Provided material ▸

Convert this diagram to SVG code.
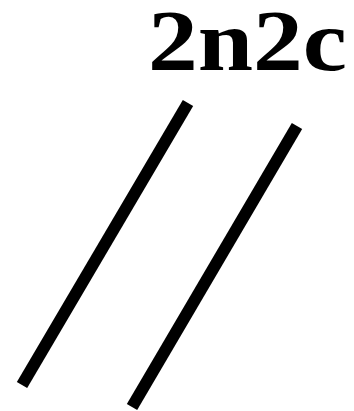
<svg xmlns="http://www.w3.org/2000/svg" width="354" height="411" viewBox="0 0 354 411">
<style>
.lbl{font-family:"Liberation Serif","Times New Roman",serif;font-weight:bold;font-size:87px;fill:#000}
.bar{stroke:#000;stroke-width:12;stroke-linecap:butt;fill:none}
</style>
<rect width="354" height="411" fill="#fff"/>
<g id="label"><text class="lbl" x="148" y="70" textLength="199" lengthAdjust="spacingAndGlyphs">2n2c</text></g>
<g id="connectors">
<line class="bar" x1="188" y1="103" x2="22" y2="385"/>
<line class="bar" x1="297" y1="126" x2="132" y2="407"/>
</g>
</svg>
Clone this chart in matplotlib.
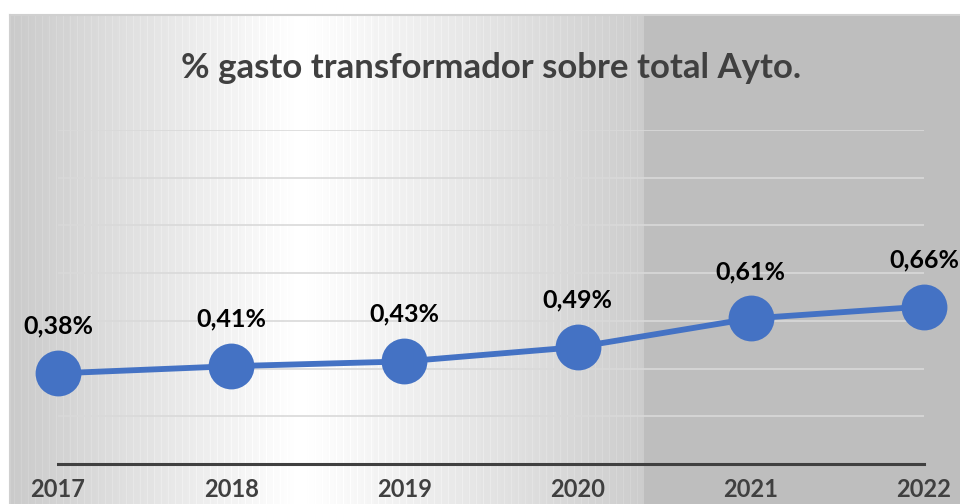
import numpy as np
import matplotlib
matplotlib.use("Agg")
import matplotlib.pyplot as plt

# chart data
years = [2017, 2018, 2019, 2020, 2021, 2022]
share = [0.38, 0.41, 0.43, 0.49, 0.61, 0.66]  # % of total council spending
labels = ["0,38%", "0,41%", "0,43%", "0,49%", "0,61%", "0,66%"]
title = "% gasto transformador sobre total Ayto."

plt.rcParams['font.family'] = ['Lato', 'DejaVu Sans']

W, H, DPI = 960, 504, 100
fig = plt.figure(figsize=(W / DPI, H / DPI), dpi=DPI)
fig.patch.set_facecolor('white')

# background panel with horizontal grey-white-grey gradient
bg = fig.add_axes([10 / W, 0, 1 - 10 / W, (H - 15) / H])
xs = np.arange(10, W)
stops_x = [10, 300, 643, 644, W]
stops_v = [0.79, 1.0, 0.80, 0.745, 0.745]
row = np.interp(xs, stops_x, stops_v)
# faint vertical streak texture on the gradient part
streak = np.where((xs % 7 == 0) & (xs < 643), 0.025, 0.0)
row = np.clip(row + streak, 0, 1)
img = np.tile(row, (2, 1))
bg.imshow(img, cmap='gray', vmin=0, vmax=1, aspect='auto', interpolation='nearest')
bg.set_xticks([])
bg.set_yticks([])
for s in ['right', 'bottom']:
    bg.spines[s].set_visible(False)
for s in ['top', 'left']:
    bg.spines[s].set_color('#d0d0d0')
    bg.spines[s].set_linewidth(1.5)

# plot area
ax = fig.add_axes([58 / W, 40 / H, (924 - 58) / W, (464 - 130) / H])
ax.patch.set_alpha(0)
ax.set_xlim(years[0], years[-1])
ax.set_ylim(0, 1.4)
ax.set_yticks(np.arange(0.2, 1.41, 0.2))
ax.yaxis.grid(True, color='#d9d9d9', linewidth=1.2)
ax.set_axisbelow(True)
ax.tick_params(axis='y', left=False, labelleft=False)
for s in ['top', 'right', 'left']:
    ax.spines[s].set_visible(False)
ax.spines['bottom'].set_color('#404040')
ax.spines['bottom'].set_linewidth(2.2)

ax.set_xticks(years)
ax.set_xticklabels([str(y) for y in years], fontsize=17, fontweight='bold', color='#404040')
ax.tick_params(axis='x', length=0, pad=10)

ax.plot(years, share, color='#4472C4', linewidth=4.2, marker='o', markersize=33,
        markeredgewidth=0, clip_on=False, zorder=3)

for x, y, lab in zip(years, share, labels):
    ax.annotate(lab, (x, y), xytext=(0, 47), textcoords='offset pixels',
                ha='center', va='center', fontsize=18, fontweight='bold', color='black')

fig.text(491 / W, (H - 68) / H, title, ha='center', va='center',
         fontsize=25, fontweight='bold', color='#404040')

fig.savefig('out.png', dpi=DPI)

Aim ▸
Quote all the records verbatim, dropping any pictures from your copy.

Worked solution ▸
Convert this diagram to SVG code.
<svg xmlns="http://www.w3.org/2000/svg" width="354" height="411" viewBox="0 0 354 411">
<style>
.lbl{font-family:"Liberation Serif","Times New Roman",serif;font-weight:bold;font-size:87px;fill:#000}
.bar{stroke:#000;stroke-width:12;stroke-linecap:butt;fill:none}
</style>
<rect width="354" height="411" fill="#fff"/>
<g id="label"><text class="lbl" x="148" y="70" textLength="199" lengthAdjust="spacingAndGlyphs">2n2c</text></g>
<g id="connectors">
<line class="bar" x1="188" y1="103" x2="22" y2="385"/>
<line class="bar" x1="297" y1="126" x2="132" y2="407"/>
</g>
</svg>
Clone this chart in matplotlib.
import numpy as np
import matplotlib
matplotlib.use("Agg")
import matplotlib.pyplot as plt

# chart data
years = [2017, 2018, 2019, 2020, 2021, 2022]
share = [0.38, 0.41, 0.43, 0.49, 0.61, 0.66]  # % of total council spending
labels = ["0,38%", "0,41%", "0,43%", "0,49%", "0,61%", "0,66%"]
title = "% gasto transformador sobre total Ayto."

plt.rcParams['font.family'] = ['Lato', 'DejaVu Sans']

W, H, DPI = 960, 504, 100
fig = plt.figure(figsize=(W / DPI, H / DPI), dpi=DPI)
fig.patch.set_facecolor('white')

# background panel with horizontal grey-white-grey gradient
bg = fig.add_axes([10 / W, 0, 1 - 10 / W, (H - 15) / H])
xs = np.arange(10, W)
stops_x = [10, 300, 643, 644, W]
stops_v = [0.79, 1.0, 0.80, 0.745, 0.745]
row = np.interp(xs, stops_x, stops_v)
# faint vertical streak texture on the gradient part
streak = np.where((xs % 7 == 0) & (xs < 643), 0.025, 0.0)
row = np.clip(row + streak, 0, 1)
img = np.tile(row, (2, 1))
bg.imshow(img, cmap='gray', vmin=0, vmax=1, aspect='auto', interpolation='nearest')
bg.set_xticks([])
bg.set_yticks([])
for s in ['right', 'bottom']:
    bg.spines[s].set_visible(False)
for s in ['top', 'left']:
    bg.spines[s].set_color('#d0d0d0')
    bg.spines[s].set_linewidth(1.5)

# plot area
ax = fig.add_axes([58 / W, 40 / H, (924 - 58) / W, (464 - 130) / H])
ax.patch.set_alpha(0)
ax.set_xlim(years[0], years[-1])
ax.set_ylim(0, 1.4)
ax.set_yticks(np.arange(0.2, 1.41, 0.2))
ax.yaxis.grid(True, color='#d9d9d9', linewidth=1.2)
ax.set_axisbelow(True)
ax.tick_params(axis='y', left=False, labelleft=False)
for s in ['top', 'right', 'left']:
    ax.spines[s].set_visible(False)
ax.spines['bottom'].set_color('#404040')
ax.spines['bottom'].set_linewidth(2.2)

ax.set_xticks(years)
ax.set_xticklabels([str(y) for y in years], fontsize=17, fontweight='bold', color='#404040')
ax.tick_params(axis='x', length=0, pad=10)

ax.plot(years, share, color='#4472C4', linewidth=4.2, marker='o', markersize=33,
        markeredgewidth=0, clip_on=False, zorder=3)

for x, y, lab in zip(years, share, labels):
    ax.annotate(lab, (x, y), xytext=(0, 47), textcoords='offset pixels',
                ha='center', va='center', fontsize=18, fontweight='bold', color='black')

fig.text(491 / W, (H - 68) / H, title, ha='center', va='center',
         fontsize=25, fontweight='bold', color='#404040')

fig.savefig('out.png', dpi=DPI)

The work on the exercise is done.